Legend of Hyang Dan è un drama storico coreano del 2007 che rilegge in chiave ironica e romantica una delle storie più celebri della tradizione coreana: Chunhyangjeon (춘향전, 春香傳 – “La storia di Chun-hyang”). Un racconto popolare tramandato nei secoli, profondamente radicato nell’immaginario collettivo del Paese, tanto da essere considerato il simbolo stesso dell’amore fedele e dell’integrità morale. La sua versione più conosciuta deriva dal pansori Chunhyangga, una performance musicale narrativa della tradizione orale.
Non conosciamo con certezza né l’autore né il periodo esatto della sua composizione, ma la forma attuale del racconto si è cristallizzata tra il 1694 e il 1834, diventando il più celebre dei cinque pansori sopravvissuti fino a oggi.
E ora lasciami raccontarti la leggenda, come fosse una fiaba da ascoltare con il cuore.
Una primavera chiamata Chun-hyang
Lei si chiama Sung Chun-hyang, che significa "profumo di primavera", ed è figlia di Wolmae, una kisaeng (cortigiana colta e artista).
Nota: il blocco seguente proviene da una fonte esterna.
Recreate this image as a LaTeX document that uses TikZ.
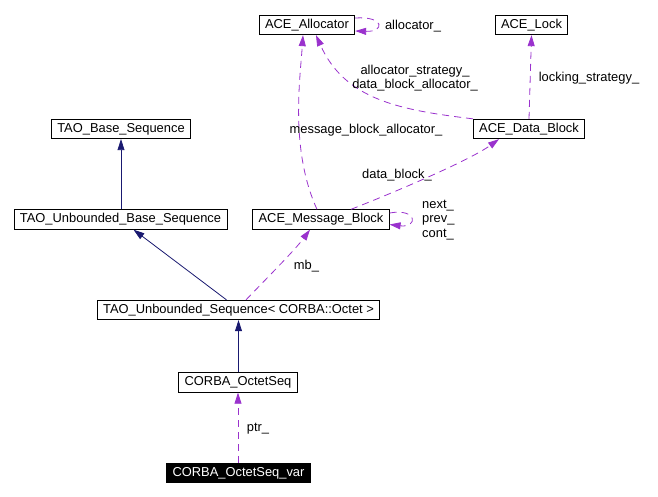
\documentclass[tikz,border=0pt]{standalone}
\usepackage{fontspec}
\setmainfont{Liberation Sans}
\usetikzlibrary{arrows.meta,calc}
\definecolor{inhcol}{HTML}{191970}
\definecolor{usecol}{HTML}{9A32CD}
\begin{document}
\begin{tikzpicture}[x=1pt,y=-1pt,
  every node/.style={font=\fontsize{12.9}{14.5}\selectfont},
  cls/.style={draw=black,line width=0.8pt,inner xsep=5.8pt,inner ysep=0pt,minimum height=19.5pt,fill=white},
  cur/.style={cls,fill=black,text=white},
  inh/.style={draw=inhcol,line width=0.8pt,-{Triangle[length=11pt,width=7pt]},color=inhcol},
  use/.style={draw=usecol,line width=0.8pt,dash pattern=on 7pt off 5pt,-{Triangle[length=11pt,width=7pt]},color=usecol},
  lbl/.style={inner sep=0pt,text=black}]
\useasboundingbox (0,0) rectangle (658,497);
% nodes
\node[cls] (alloc) at (307,25) {ACE\_Allocator};
\node[cls] (lock) at (531.5,25) {ACE\_Lock};
\node[cls] (base) at (121,129) {TAO\_Base\_Sequence};
\node[cls] (datab) at (529,129) {ACE\_Data\_Block};
\node[cls] (ubase) at (120.5,219.5) {TAO\_Unbounded\_Base\_Sequence};
\node[cls] (msg) at (321,219.5) {ACE\_Message\_Block};
\node[cls] (useq) at (238.5,310) {TAO\_Unbounded\_Sequence< CORBA::Octet >};
\node[cls] (oseq) at (238,382.5) {CORBA\_OctetSeq};
\node[cur] (var) at (238.5,473) {CORBA\_OctetSeq\_var};
% inheritance
\draw[inh] (ubase.north -| base.south) -- (base.south);
\draw[inh] ($(useq.north)+(-12,0)$) -- ($(ubase.south)+(13,0)$);
\draw[inh] (oseq.north -| useq.south) -- (useq.south);
% usage
\draw[use] (var.north -| oseq.south) -- (oseq.south);
\node[lbl] (lptr) at (258,429) {ptr\_};
\draw[use] ($(useq.north)+(7.5,0)$) .. controls (265,280) and (295,250) .. ($(msg.south)+(-11,0)$);
\node[lbl] (lmb) at (306.5,266) {mb\_};
\draw[use] ($(msg.east)+(0,-6.5)$) .. controls (418,208) and (418,228) .. ($(msg.east)+(0,5)$);
\node[lbl,align=left,anchor=west] (lnext) at (422,220) {next\_\\prev\_\\cont\_};
\draw[use] ($(msg.north)+(30,0)$) .. controls (400,190) and (470,160) .. ($(datab.south)+(-30,0)$);
\node[lbl] (ldb) at (397,175) {data\_block\_};
\draw[use] ($(msg.north)+(-4,0)$) .. controls (290,150) and (300,80) .. ($(alloc.south)+(-4,0)$);
\node[lbl] (lmba) at (366,130) {message\_block\_allocator\_};
\draw[use] (datab.north west) .. controls (400,110) and (345,100) .. ($(alloc.south)+(9,0)$);
\node[lbl,align=center] (lalloc) at (415,78) {allocator\_strategy\_\\data\_block\_allocator\_};
\draw[use] (datab.north) -- (lock.south);
\node[lbl] (llock) at (589,78) {locking\_strategy\_};
\draw[use] ($(alloc.east)+(0,-7)$) .. controls (385,16) and (385,32) .. ($(alloc.east)+(0,6)$);
\node[lbl] (lal) at (413,26) {allocator\_};
\end{tikzpicture}
\end{document}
È bellissima, colta, talentuosa: ama la poesia, le arti, la bellezza della vita. Lui, invece, è Yi Mong-nyong, figlio di un importante magistrato del governo: affascinante, brillante, ma anche capace di innamorarsi perdutamente a prima vista.
Un giorno, mentre Chun-hyang si dondola leggera su un’altalena, Yi Mong-nyong la vede e resta folgorato. Quel tipo di colpo di fulmine che non lascia scampo. Tenta di incontrarla tramite il suo servitore, Bang-ja, ma la giovane rifiuta. Allora Yi Mong-nyong fa qualcosa di inaspettato: si presenta direttamente alla madre di lei, chiede il permesso di sposarla… e Wolmae acconsente. I due si uniscono in matrimonio lo stesso giorno.
La lontananza, l’abuso e la prova più dura
Ma la felicità dura poco. Il padre di Yi Mong-nyong viene trasferito a Hanyang, l’antica Seoul, e il giovane deve seguirlo. Chun-hyang gli dona un anello, promessa silenziosa di attesa e fedeltà. Promettono di ritrovarsi. Ma al villaggio arriva Byeon, un nuovo ufficiale corrotto e spregevole che prende il posto del padre di Mong-nyong.
Byeon è avido, crudele e attratto dalla fama di bellezza di Chun-hyang. Nonostante lei non sia una kisaeng, la costringe a partecipare alle sue feste, la considera alla stregua di una cortigiana solo perché figlia di una kisaeng. Ma Chun-hyang è sposata, e lo rifiuta. E per questo viene punita: imprigionata, e minacciata di subire pubblicamente le sue angherie il giorno del compleanno dell’uomo.
Un ritorno sotto mentite spoglie
Nel frattempo, Yi Mong-nyong supera brillantemente gli esami di stato e diventa un amhaeng-eosa, ispettore reale sotto copertura incaricato di smascherare i funzionari corrotti. Travestito da mendicante e fingendosi folle, torna al villaggio e scopre il destino crudele riservato alla sua sposa. Ma Chun-hyang, pur senza riconoscerlo, non lo respinge, anzi chiede alla madre di accudirlo. Perché il suo cuore, in fondo, lo ha già riconosciuto.
Il giorno del compleanno di Byeon, Yi Mong-nyong recita un poema satirico per denunciare la bassezza dell’uomo. Byeon non coglie l’allusione, e solo allora Mong-nyong svela la sua identità.
Chun-hyang, ancora ignara, si rifiuta persino di passare la notte con lui, restando fedele al marito che crede lontano. Solo quando una kisaeng le mostra l’anello che lei stessa aveva donato, Chun-hyang capisce. E finalmente si ritrovano. L’amore trionfa, ancora una volta.
Una storia che resiste al tempo
Chunhyangjeon non è solo una favola romantica. È anche uno specchio della società coreana dell’epoca, con i suoi ideali e le sue contraddizioni. Ci troviamo dentro molti dei temi classici della narrativa popolare:
In particolare, l’ostinazione di Chun-hyang nel rifiutare Byeon, nel difendere la sua dignità, nel restare fedele ai propri principi morali, è l’essenza stessa dell’etica confuciana dell’epoca. Non è solo amore: è un ideale. È la figura della “moglie virtuosa”, colei che non cede alle minacce, che resta salda nella tempesta, e che proprio per questo diventa un simbolo eterno.
E se oggi Legend of Hyang Dan ci racconta tutto questo con un sorriso e un tocco moderno, è perché le storie belle non invecchiano mai. Cambiano forma, cambiano tono… ma ci ricordano sempre che amare – davvero – significa anche resistere, scegliere, restare fedeli. Anche quando sembra impossibile.